### INSTRUCTIONS FOR THE TASK
Locate the string "that" in the listing below. Copy every line where it is found.

### SOURCE MATERIAL
::::::::::
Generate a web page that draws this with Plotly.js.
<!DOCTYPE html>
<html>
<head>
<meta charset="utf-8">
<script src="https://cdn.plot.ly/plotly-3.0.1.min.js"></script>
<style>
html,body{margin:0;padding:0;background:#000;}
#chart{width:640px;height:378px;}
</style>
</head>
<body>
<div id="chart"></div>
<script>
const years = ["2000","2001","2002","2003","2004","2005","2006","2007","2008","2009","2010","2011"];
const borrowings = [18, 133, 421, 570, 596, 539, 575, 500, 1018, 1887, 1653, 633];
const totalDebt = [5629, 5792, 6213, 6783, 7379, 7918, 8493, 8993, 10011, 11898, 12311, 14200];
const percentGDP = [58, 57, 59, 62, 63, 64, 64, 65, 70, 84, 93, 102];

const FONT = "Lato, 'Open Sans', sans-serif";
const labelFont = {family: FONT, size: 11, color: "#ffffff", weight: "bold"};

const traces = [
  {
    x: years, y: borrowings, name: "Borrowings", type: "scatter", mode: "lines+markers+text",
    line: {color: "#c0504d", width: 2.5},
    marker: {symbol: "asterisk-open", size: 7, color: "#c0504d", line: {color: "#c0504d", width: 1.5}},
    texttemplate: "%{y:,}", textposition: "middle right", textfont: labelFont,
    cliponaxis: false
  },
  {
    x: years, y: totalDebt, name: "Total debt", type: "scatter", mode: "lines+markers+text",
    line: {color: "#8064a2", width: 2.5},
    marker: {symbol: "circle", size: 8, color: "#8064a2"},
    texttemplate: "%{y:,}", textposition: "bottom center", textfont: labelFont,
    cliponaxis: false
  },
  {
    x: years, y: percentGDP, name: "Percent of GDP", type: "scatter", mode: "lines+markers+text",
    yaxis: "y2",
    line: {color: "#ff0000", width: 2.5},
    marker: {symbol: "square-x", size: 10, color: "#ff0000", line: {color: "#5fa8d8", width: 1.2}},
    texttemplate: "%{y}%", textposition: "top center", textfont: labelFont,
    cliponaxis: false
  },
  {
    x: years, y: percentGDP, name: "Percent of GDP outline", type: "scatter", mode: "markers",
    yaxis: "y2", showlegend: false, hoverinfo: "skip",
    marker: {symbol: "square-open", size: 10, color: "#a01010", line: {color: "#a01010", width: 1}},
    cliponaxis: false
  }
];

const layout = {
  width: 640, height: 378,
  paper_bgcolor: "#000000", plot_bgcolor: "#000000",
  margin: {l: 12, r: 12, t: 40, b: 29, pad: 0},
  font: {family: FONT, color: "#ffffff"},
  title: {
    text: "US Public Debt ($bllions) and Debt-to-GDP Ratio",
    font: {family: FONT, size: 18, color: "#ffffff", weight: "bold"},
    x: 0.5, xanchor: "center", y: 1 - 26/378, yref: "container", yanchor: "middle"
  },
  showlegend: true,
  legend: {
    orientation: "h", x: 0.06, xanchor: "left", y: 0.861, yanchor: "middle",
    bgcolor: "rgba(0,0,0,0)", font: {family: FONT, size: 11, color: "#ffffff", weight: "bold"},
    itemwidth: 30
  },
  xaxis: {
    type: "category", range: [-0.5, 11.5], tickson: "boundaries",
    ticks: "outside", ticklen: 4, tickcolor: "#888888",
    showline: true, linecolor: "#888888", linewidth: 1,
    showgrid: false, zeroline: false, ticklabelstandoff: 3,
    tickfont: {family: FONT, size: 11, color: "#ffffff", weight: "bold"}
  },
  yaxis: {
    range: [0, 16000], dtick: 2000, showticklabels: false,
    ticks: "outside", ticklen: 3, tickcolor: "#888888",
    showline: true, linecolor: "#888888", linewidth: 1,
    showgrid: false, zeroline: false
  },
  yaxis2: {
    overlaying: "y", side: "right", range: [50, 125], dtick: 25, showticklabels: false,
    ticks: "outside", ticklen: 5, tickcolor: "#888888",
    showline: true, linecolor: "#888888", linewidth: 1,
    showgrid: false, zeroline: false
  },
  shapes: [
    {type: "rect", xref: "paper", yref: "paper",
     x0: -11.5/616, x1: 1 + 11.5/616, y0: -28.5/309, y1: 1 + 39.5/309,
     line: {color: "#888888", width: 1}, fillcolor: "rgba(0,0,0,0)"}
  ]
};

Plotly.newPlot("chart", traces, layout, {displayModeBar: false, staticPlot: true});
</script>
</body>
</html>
::::::::::
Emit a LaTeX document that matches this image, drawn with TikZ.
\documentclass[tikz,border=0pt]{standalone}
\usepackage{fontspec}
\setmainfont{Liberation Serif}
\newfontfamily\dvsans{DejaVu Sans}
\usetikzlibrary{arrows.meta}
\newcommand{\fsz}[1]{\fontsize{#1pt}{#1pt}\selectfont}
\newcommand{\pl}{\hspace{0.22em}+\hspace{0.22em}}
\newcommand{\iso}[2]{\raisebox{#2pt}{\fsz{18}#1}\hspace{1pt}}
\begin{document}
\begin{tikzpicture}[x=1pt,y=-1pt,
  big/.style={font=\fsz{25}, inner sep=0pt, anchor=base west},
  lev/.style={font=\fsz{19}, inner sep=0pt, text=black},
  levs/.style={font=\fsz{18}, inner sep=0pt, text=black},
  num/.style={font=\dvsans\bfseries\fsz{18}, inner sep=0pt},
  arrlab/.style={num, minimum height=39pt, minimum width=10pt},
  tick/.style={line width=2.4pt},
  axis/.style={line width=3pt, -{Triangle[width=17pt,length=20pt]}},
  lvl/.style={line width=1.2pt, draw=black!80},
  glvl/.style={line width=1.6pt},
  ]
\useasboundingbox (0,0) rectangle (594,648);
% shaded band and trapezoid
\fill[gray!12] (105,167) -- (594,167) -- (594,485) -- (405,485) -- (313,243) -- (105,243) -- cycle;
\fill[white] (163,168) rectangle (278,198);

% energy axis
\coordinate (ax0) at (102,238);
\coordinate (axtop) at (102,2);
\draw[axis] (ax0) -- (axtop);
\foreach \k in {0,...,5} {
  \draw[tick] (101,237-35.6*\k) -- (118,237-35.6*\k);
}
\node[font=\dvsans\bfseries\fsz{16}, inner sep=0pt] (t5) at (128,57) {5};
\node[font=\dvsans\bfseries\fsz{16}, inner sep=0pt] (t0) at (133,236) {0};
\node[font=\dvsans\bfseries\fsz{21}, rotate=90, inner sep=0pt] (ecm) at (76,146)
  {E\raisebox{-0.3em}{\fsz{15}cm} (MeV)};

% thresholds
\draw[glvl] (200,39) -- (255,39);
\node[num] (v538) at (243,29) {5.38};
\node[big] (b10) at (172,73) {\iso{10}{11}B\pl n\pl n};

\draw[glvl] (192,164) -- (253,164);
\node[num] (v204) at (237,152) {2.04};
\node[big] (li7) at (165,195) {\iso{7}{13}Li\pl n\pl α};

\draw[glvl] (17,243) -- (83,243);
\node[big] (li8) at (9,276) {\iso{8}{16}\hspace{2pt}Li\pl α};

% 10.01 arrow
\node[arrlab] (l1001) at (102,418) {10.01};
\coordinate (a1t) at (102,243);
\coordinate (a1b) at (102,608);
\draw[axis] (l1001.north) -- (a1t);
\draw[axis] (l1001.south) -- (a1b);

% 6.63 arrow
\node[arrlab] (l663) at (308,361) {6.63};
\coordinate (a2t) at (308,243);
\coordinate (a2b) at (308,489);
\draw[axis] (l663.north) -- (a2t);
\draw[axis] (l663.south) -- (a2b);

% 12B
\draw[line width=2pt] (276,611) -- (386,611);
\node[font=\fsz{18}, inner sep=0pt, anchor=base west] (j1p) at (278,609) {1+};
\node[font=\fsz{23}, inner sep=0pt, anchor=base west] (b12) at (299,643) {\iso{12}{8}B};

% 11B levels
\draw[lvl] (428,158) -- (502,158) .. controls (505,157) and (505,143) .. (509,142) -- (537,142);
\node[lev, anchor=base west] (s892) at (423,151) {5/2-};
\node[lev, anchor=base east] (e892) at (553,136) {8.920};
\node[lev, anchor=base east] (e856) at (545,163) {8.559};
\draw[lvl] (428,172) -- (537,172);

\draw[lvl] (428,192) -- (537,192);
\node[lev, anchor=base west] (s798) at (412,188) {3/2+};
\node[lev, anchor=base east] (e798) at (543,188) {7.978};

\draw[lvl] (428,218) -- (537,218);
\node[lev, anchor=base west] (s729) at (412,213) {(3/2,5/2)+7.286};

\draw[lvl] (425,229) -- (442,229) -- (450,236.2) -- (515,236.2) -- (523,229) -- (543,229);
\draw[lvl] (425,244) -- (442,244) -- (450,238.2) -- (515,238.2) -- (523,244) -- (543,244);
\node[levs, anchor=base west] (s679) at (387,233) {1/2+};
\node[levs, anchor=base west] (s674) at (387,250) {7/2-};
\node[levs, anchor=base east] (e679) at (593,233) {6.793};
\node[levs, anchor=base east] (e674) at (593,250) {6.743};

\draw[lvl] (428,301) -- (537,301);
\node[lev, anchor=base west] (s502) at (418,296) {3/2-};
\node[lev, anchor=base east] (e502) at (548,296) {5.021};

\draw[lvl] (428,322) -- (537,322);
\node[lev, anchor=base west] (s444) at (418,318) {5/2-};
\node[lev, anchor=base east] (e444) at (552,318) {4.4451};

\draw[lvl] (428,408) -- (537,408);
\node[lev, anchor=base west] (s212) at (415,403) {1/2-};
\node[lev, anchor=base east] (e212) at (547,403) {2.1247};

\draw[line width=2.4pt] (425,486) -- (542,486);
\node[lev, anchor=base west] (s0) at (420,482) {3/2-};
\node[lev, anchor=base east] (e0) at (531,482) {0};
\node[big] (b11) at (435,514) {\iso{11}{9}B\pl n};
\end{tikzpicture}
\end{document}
::::::::::
### RIGHT ANSWER
Generate a web page that draws this with Plotly.js.
Emit a LaTeX document that matches this image, drawn with TikZ.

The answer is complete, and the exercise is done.